◆ Exercise details ◆
Extract word for word the lines of the listing from its start to the line holding "0.865, 0.875, 0.885]", both ends kept; pictures are not part of the copy.

◆ Information provided ◆
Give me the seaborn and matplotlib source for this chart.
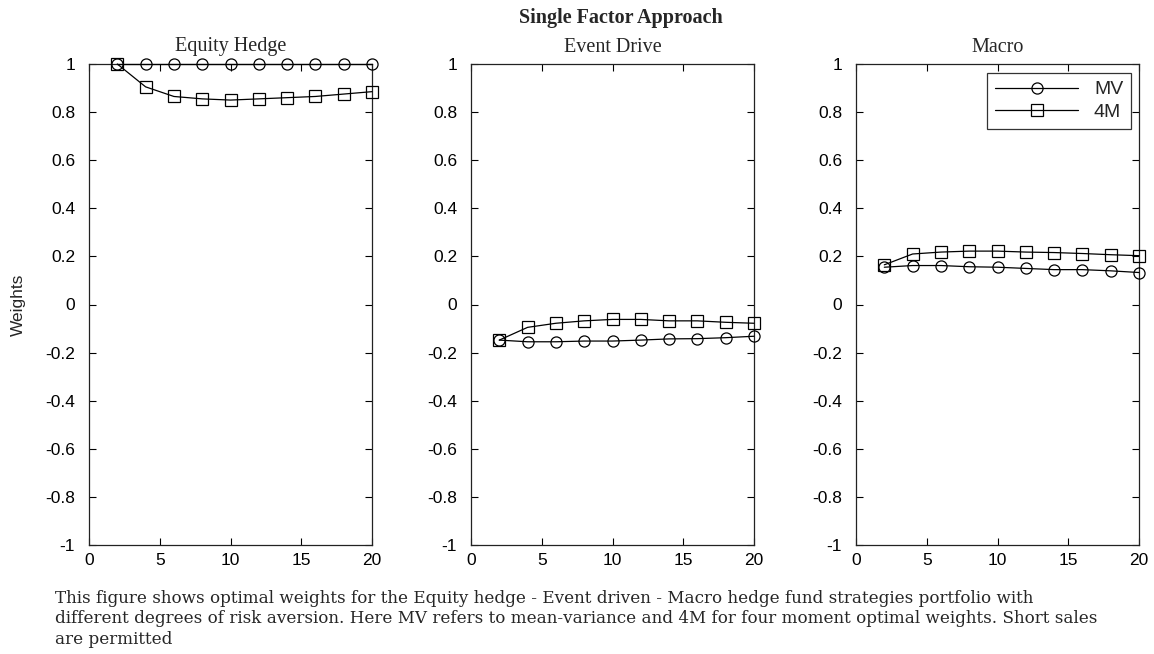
import numpy as np
import pandas as pd
import matplotlib
matplotlib.use("Agg")
import matplotlib.pyplot as plt
import seaborn as sns

# risk aversion levels
risk_aversion = [2, 4, 6, 8, 10, 12, 14, 16, 18, 20]

equity_mv = [1.0, 1.0, 1.0, 1.0, 1.0, 1.0, 1.0, 1.0, 1.0, 1.0]
equity_4m = [1.0, 0.905, 0.865, 0.855, 0.85, 0.855, 0.86, 0.865, 0.875, 0.885]

event_mv = [-0.148, -0.155, -0.155, -0.152, -0.152, -0.148, -0.143, -0.142, -0.138, -0.132]
event_4m = [-0.148, -0.095, -0.078, -0.068, -0.062, -0.062, -0.068, -0.068, -0.074, -0.078]

macro_mv = [0.155, 0.162, 0.162, 0.157, 0.155, 0.15, 0.145, 0.145, 0.14, 0.133]
macro_4m = [0.165, 0.21, 0.218, 0.222, 0.222, 0.218, 0.216, 0.212, 0.207, 0.203]

panel_titles = ["Equity Hedge", "Event Drive", "Macro"]
series_labels = ["MV", "4M"]
y_ticks = [-1, -0.8, -0.6, -0.4, -0.2, 0, 0.2, 0.4, 0.6, 0.8, 1]
y_tick_labels = ["-1", "-0.8", "-0.6", "-0.4", "-0.2", "0", "0.2", "0.4", "0.6", "0.8", "1"]
x_ticks = [0, 5, 10, 15, 20]

caption = ("This figure shows optimal weights for the Equity hedge - Event driven - Macro hedge fund strategies portfolio with\n"
           "different degrees of risk aversion. Here MV refers to mean-variance and 4M for four moment optimal weights. Short sales\n"
           "are permitted")

sns.set_style("ticks")
plt.rcParams["font.family"] = ["Liberation Sans", "DejaVu Sans"]
plt.rcParams["axes.unicode_minus"] = False

serif = ["Liberation Serif", "DejaVu Serif"]

fig = plt.figure(figsize=(11.54, 6.54), dpi=100)

lefts = [89 / 1154, 471 / 1154, 856 / 1154]
width = 283 / 1154
bottom = 109 / 654
height = 481 / 654

panels = [(equity_mv, equity_4m), (event_mv, event_4m), (macro_mv, macro_4m)]

for i, (mv, fm) in enumerate(panels):
    ax = fig.add_axes([lefts[i], bottom, width, height])
    for vals, lab, mk in [(mv, series_labels[0], "o"), (fm, series_labels[1], "s")]:
        sns.lineplot(x=risk_aversion, y=vals, ax=ax, color="black", lw=0.9,
                     marker=mk, markersize=8, markerfacecolor="none",
                     markeredgecolor="black", markeredgewidth=0.9,
                     label=lab, legend=False, clip_on=False, zorder=3)
    ax.set_xlim(0, 20)
    ax.set_ylim(-1, 1)
    ax.set_xticks(x_ticks)
    ax.set_xticklabels([str(v) for v in x_ticks])
    ax.set_yticks(y_ticks)
    ax.set_yticklabels(y_tick_labels)
    ax.tick_params(direction="in", top=True, right=True, length=5, width=0.8,
                   labelsize=12.5, colors="black")
    ax.tick_params(axis="y", pad=10)
    ax.tick_params(axis="x", pad=6)
    for sp in ax.spines.values():
        sp.set_visible(True)
        sp.set_linewidth(0.9)
        sp.set_color("#222222")
    ax.set_title(panel_titles[i], fontsize=14.5, family=serif, pad=9)
    if i == 0:
        ax.set_ylabel("Weights", fontsize=12.5)
        ax.yaxis.set_label_coords(-63 / 283, 0.5)
    if i == 2:
        leg = ax.legend(loc="upper right", fontsize=14, frameon=True, fancybox=False,
                        edgecolor="black", handlelength=4.3, borderpad=0.4,
                        labelspacing=0.25, handletextpad=0.8, borderaxespad=0,
                        bbox_to_anchor=(275 / 283, 472 / 481))
        leg.get_frame().set_linewidth(0.9)

fig.text(0.538, 1 - 18 / 654, "Single Factor Approach", ha="center", va="center",
         fontsize=14.5, fontweight="bold", family=serif)

fig.text(55 / 1154, 1 - 590 / 654, caption, ha="left", va="top", fontsize=12.07,
         family=["DejaVu Serif"], linespacing=1.25)

fig.savefig("out.png", dpi=100)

◆ Answer to the problem ◆
Give me the seaborn and matplotlib source for this chart.
import numpy as np
import pandas as pd
import matplotlib
matplotlib.use("Agg")
import matplotlib.pyplot as plt
import seaborn as sns

# risk aversion levels
risk_aversion = [2, 4, 6, 8, 10, 12, 14, 16, 18, 20]

equity_mv = [1.0, 1.0, 1.0, 1.0, 1.0, 1.0, 1.0, 1.0, 1.0, 1.0]
equity_4m = [1.0, 0.905, 0.865, 0.855, 0.85, 0.855, 0.86, 0.865, 0.875, 0.885]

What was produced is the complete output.